--- Exercise prompt ---
Find each line with the word "this" and say how many there are, nothing else.

--- Dataset ---
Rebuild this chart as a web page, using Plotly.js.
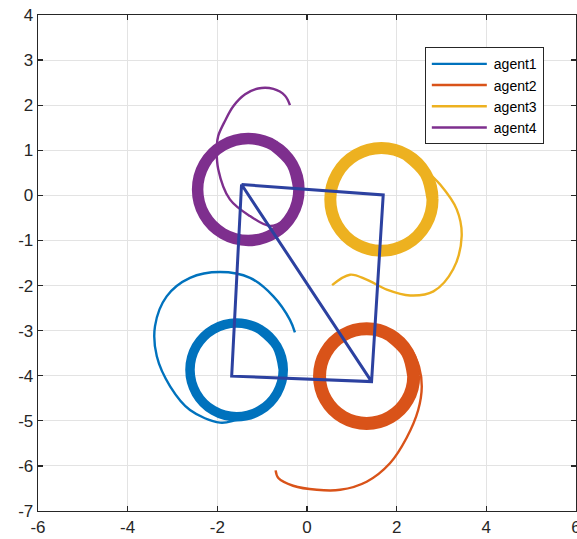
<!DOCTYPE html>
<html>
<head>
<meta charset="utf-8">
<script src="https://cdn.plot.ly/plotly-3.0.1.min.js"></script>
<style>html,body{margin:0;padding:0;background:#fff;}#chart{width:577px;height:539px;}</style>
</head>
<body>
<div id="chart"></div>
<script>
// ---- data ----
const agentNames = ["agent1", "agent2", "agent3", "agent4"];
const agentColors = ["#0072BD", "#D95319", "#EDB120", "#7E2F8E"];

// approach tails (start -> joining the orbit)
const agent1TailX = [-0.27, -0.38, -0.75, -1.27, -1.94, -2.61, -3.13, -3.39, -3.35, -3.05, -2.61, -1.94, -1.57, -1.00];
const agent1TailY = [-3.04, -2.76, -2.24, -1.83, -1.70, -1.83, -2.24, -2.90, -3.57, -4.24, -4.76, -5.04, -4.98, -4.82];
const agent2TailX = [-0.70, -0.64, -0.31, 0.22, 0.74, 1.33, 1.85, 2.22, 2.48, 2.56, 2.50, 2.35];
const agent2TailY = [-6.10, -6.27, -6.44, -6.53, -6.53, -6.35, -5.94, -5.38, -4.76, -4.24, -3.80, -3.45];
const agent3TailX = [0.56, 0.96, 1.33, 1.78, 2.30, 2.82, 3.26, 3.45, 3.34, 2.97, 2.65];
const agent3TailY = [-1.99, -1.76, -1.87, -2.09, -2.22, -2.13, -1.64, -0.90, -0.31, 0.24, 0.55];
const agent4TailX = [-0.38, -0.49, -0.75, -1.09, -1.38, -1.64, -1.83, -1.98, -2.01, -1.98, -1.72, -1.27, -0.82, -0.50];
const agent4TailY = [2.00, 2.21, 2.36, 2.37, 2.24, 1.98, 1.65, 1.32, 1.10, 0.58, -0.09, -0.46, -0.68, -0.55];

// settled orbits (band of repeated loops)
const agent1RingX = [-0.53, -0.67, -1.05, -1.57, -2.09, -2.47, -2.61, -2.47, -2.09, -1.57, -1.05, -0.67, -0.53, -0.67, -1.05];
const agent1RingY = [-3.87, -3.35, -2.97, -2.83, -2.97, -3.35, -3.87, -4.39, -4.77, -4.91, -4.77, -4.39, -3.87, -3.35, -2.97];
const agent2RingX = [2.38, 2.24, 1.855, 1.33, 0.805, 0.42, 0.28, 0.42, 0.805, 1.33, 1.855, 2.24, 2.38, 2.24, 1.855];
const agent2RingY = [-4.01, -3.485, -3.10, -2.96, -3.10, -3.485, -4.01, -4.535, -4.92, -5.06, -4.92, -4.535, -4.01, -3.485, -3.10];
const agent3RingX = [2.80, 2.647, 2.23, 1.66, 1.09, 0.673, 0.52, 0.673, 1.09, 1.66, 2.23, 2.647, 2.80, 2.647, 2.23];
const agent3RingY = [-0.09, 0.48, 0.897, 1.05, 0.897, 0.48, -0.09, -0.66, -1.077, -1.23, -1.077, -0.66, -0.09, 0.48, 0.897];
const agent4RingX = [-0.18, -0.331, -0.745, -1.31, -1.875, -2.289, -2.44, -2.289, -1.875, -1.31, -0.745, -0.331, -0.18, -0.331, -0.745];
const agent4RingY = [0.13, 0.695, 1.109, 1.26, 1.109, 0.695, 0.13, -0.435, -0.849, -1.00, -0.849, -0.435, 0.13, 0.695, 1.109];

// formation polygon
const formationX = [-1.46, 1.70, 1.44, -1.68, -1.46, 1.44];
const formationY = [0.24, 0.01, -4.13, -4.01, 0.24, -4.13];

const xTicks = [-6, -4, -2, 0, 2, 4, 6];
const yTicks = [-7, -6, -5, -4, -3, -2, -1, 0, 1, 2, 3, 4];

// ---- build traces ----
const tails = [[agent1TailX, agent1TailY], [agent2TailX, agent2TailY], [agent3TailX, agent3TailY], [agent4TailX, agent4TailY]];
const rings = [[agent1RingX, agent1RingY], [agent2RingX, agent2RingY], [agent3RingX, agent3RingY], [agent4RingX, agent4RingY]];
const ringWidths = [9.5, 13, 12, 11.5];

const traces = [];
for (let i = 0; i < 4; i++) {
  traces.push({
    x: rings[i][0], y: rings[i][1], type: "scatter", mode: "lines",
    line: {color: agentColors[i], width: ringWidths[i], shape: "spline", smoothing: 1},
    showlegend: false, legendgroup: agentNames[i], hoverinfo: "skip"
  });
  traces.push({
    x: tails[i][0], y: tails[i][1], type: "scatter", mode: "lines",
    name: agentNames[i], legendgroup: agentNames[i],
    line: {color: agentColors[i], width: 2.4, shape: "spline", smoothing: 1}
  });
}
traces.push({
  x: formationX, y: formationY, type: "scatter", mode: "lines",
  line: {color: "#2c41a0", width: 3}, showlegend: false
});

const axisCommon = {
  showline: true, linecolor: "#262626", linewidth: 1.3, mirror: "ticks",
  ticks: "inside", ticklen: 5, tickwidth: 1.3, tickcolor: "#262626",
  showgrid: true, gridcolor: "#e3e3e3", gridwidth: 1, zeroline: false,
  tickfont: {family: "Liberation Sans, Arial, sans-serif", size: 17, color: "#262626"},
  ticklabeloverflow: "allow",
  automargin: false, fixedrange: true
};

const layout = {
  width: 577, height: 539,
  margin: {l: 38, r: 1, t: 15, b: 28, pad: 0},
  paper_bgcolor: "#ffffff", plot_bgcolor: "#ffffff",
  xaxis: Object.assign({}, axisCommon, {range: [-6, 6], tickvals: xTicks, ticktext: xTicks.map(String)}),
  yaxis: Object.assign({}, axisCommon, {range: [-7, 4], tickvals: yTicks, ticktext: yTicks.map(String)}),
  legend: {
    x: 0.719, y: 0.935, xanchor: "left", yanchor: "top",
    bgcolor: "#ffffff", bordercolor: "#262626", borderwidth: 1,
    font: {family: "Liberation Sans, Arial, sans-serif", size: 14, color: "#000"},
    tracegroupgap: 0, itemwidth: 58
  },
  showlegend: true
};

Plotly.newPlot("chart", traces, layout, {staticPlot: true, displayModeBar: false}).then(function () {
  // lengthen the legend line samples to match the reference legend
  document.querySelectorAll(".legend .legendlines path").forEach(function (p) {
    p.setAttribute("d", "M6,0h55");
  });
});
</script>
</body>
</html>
...
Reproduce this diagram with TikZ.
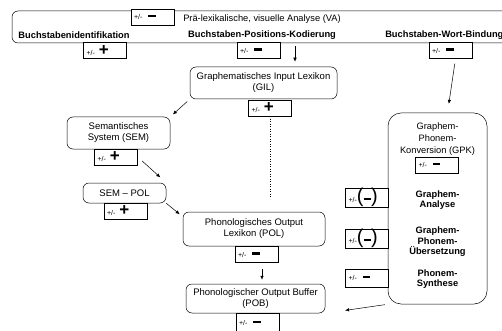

--- Worked solution ---
2